They’re gluten free, vegetarian and taste pretty darn good sidled up with a little sweet chilli sauce number. The thing is could I make them as well as I had at home, and successfully take them to a big group lunch time gathering?
First up I’d like to make a confession. It’s rather a ridiculous one, and I’m the first to admit that, but it’s there all the same, so here goes.
I have food making-taking anxiety.
I hear over rolled eyes and crinkled brows. Food making-taking anxiety? What the hell does that even mean?
Please. Grab a coffee (it’s Sunday after all) push the snoozing dog off the arm chair and get weekend comfortable while I explain.
I cook a lot. No surprises there. This blog over the past nearly 7 years has it’s foundations fairly rooted into food and cooking, we are familiar with that.
Ok, yeeesss…keep going.
So I like cooking, and I like thinking about cooking. The planning, the putting together and deliciously, the eating. However when it comes to taking food to someone else’s house, or perhaps as a gift, passing it on to someone else etc. Well, I slightly fall apart.
Sure it doesn’t stop me from doing it, and yes, I still do it allll the time, but each time my brain goes into slight freak out mode whenever someone says, (especially these words) “bring a plate”. In a 10 second spasm I’m saying in my head….but I can’t cook, what will I take, WHAT will I take!…
And exhale. Yes, I could buy something. (Actually on second thought, well no, I can’t. That’s just not going to happen, I have my own standards to live within remember.)
So the brain now does a few epileptic jumps from one food to another, trying to think of the ‘right’ one. It’s like sorting through files on files within a computer system looking for a file that might or might not exist, you’ll only know for sure, when you see it.
What usually happens now, and yes I know it’s ridiculous. I generally decide on something I’ve never made before. But why would I start on something I’m yet to trial and truly nail I hear you say? Beats me, no idea, not even the slightest. But yes, yes that’s what I often do.
Alternatively, there is a slightly different version to this tale when I’m taking something and this time I have actually made it over and over again. This time the dish-bread-meal is truly nailed to the the last detail, all within the confines of my own home. And yet when I go to take the trusty…[insert dish, bread, meal] it’s just not quite there. Not bad enough to go, oh crap, that’s horrendous, wow, never bring that again. But just enough to go, mmm, well thanks for the thought Brydie, you gave it a crack, and it was very NICE of you to think of us. (Quietly scraping food into compost, chook bucket, bin.)
Now I’m not that much of a duffer that this would happen all the time, sometimes I really can deliver on something that is quite delicious! But if I was a betting woman, I’d say the money is pretty fairly divied up and a 1:2 chance of you having to smile politely as your poor teeth have to try and sink through the hard crusty thing I’ve just offered up at your table is a good one. Combine that with the chance of me making something I’ve never made before, and might or might not be a bit of an experimental flop, I’d say there was room for a little food-making-taking-anxiety.

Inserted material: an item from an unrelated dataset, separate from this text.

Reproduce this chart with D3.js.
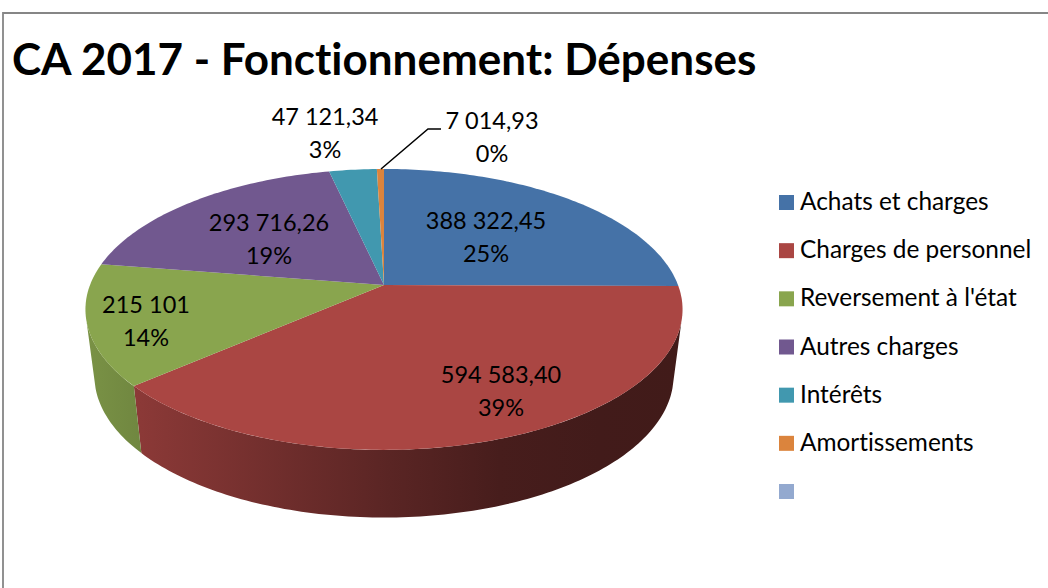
<!DOCTYPE html>
<html>
<head>
<meta charset="utf-8">
<script src="https://cdn.jsdelivr.net/npm/d3@7"></script>
<style>
  html, body { margin: 0; padding: 0; background: #fff; }
  svg { display: block; }
  text { font-family: Lato, "Open Sans", sans-serif; fill: #000; font-variant-ligatures: none; }
</style>
</head>
<body>
<svg id="chart" width="1048" height="588"></svg>
<script>
var titleText = 'CA 2017 - Fonctionnement: Dépenses';
var categories = ['Achats et charges', 'Charges de personnel', "Reversement à l'état", 'Autres charges', 'Intérêts', 'Amortissements', ''];
var values = [388322.45, 594583.40, 215101, 293716.26, 47121.34, 7014.93, 0];
var valueLabels = ['388 322,45', '594 583,40', '215 101', '293 716,26', '47 121,34', '7 014,93', ''];
var percentLabels = ['25%', '39%', '14%', '19%', '3%', '0%', ''];
var colors = ['#4572a7', '#aa4643', '#89a54e', '#71588f', '#4198af', '#db843d', '#93a9cf'];

// label centres, picked by eye
var labelX = [486, 501, 146, 269, 325, 492];
var labelY = [221, 375, 305, 223, 117, 121];

var svg = d3.select('#chart');
var defs = svg.append('defs');

// chart frame, only top and left are inside the crop
svg.append('path')
  .attr('d', 'M3,588V13H1048')
  .style('fill', 'none')
  .style('stroke', '#868686')
  .style('stroke-width', 1.8);

svg.append('text')
  .attr('x', 12)
  .attr('y', 75)
  .style('font-size', '44px')
  .style('font-weight', 700)
  .text(titleText);

// tilted disc, far edge is smaller than near edge
var disc = {cx: 384, R: 294, A: 136.2, k: 0.174};
var topFace = {cy: 285, sx: 1, sy: 1};
var bottomFace = {cy: 351, sx: 0.97, sy: 1.01};

function project(angle, face) {
  var v = Math.cos(angle);
  var s = 1 / (1 + disc.k * v);
  return [disc.cx + disc.R * Math.sin(angle) * s * face.sx, face.cy - disc.A * v * s * face.sy];
}

var arcs = d3.pie().sort(null).startAngle(0).endAngle(2 * Math.PI)(values);
var step = Math.PI / 180;

function anglesBetween(a0, a1) {
  var n = Math.max(2, Math.ceil((a1 - a0) / step) + 1);
  return d3.range(n).map(i => a0 + (a1 - a0) * i / (n - 1));
}

// rim is only seen between the two tangent points
var rimStart = 105 * step;
var rimEnd = 255 * step;

// the rim gets darker going right
var shadeX = [90, 140, 390, 500, 600, 680];
var shadeF = [0.88, 0.82, 0.53, 0.42, 0.39, 0.38];
var offset = d3.scaleLinear().domain(d3.extent(shadeX)).range([0, 1]);

var line = d3.line();

var rims = arcs.filter(d => d.endAngle > rimStart && d.startAngle < rimEnd && d.value > 0);

rims.forEach(function(d) {
  var c = d3.rgb(colors[d.index]);
  defs.append('linearGradient')
    .attr('id', 'rim' + d.index)
    .attr('gradientUnits', 'userSpaceOnUse')
    .attr('x1', shadeX[0])
    .attr('x2', shadeX[shadeX.length - 1])
    .attr('y1', 0)
    .attr('y2', 0)
    .selectAll('stop')
    .data(shadeX)
    .enter()
    .append('stop')
    .attr('offset', x => offset(x))
    .attr('stop-color', (x, i) => d3.rgb(c.r * shadeF[i], c.g * shadeF[i], c.b * shadeF[i]).toString());
});

svg.append('g')
  .selectAll('path')
  .data(rims)
  .enter()
  .append('path')
  .attr('d', function(d) {
    var a = anglesBetween(Math.max(d.startAngle, rimStart), Math.min(d.endAngle, rimEnd));
    var upper = a.map(t => project(t, topFace));
    var lower = a.slice().reverse().map(t => project(t, bottomFace));
    return line(upper.concat(lower)) + 'Z';
  })
  .style('fill', d => `url(#rim${d.index})`);

svg.append('g')
  .selectAll('path')
  .data(arcs.filter(d => d.value > 0))
  .enter()
  .append('path')
  .attr('d', d => line([[disc.cx, topFace.cy]].concat(anglesBetween(d.startAngle, d.endAngle).map(t => project(t, topFace)))) + 'Z')
  .style('fill', d => colors[d.index]);

// leader for the smallest slice
svg.append('path')
  .attr('d', line([[381, 169], [428, 129], [441, 129]]))
  .style('fill', 'none')
  .style('stroke', '#000')
  .style('stroke-width', 1.5);

var labels = svg.append('g')
  .selectAll('g')
  .data(d3.range(labelX.length))
  .enter()
  .append('g')
  .attr('transform', i => `translate(${labelX[i]}, ${labelY[i]})`)
  .style('text-anchor', 'middle')
  .style('font-size', '23.5px');
labels.append('text').attr('y', 8).text(i => valueLabels[i]);
labels.append('text').attr('y', 41).text(i => percentLabels[i]);

var legendY = d3.scalePoint().domain(categories).range([202.5, 491.5]);
var legend = svg.append('g')
  .selectAll('g')
  .data(categories)
  .enter()
  .append('g')
  .attr('transform', d => `translate(779, ${legendY(d)})`);
legend.append('rect')
  .attr('y', -7.5)
  .attr('width', 15)
  .attr('height', 15)
  .style('fill', (d, i) => colors[i]);
legend.append('text')
  .attr('x', 21)
  .attr('y', 7.5)
  .style('font-size', '24.4px')
  .text(d => d);
</script>
</body>
</html>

(I tell you, it’s totally a thing.)
These were delicious and super easy (when made at home.) Also a natural follow on after playing with buckwheat pancakes from a few posts previously.
2 cups besan flour (chickpea flour)
2 beaten eggs
1 finely diced brown onion
3 cloves garlic finely diced
1 knob of ginger, peeled and grated
1 tsp dried cumin
2 tsp salt
In a pan add a good slug of your favourite vegetable oil, add onion, garlic and ginger. Cook until onion is translucent. In a bowl add besan flour, beaten eggs, salt and cream. Whisk together, also adding in your onion mixture.
Cook up in batches in a frying pan with a little vegetable oil.
Optional extras– jazz these up with some kimchi, spinach or anything else you have going.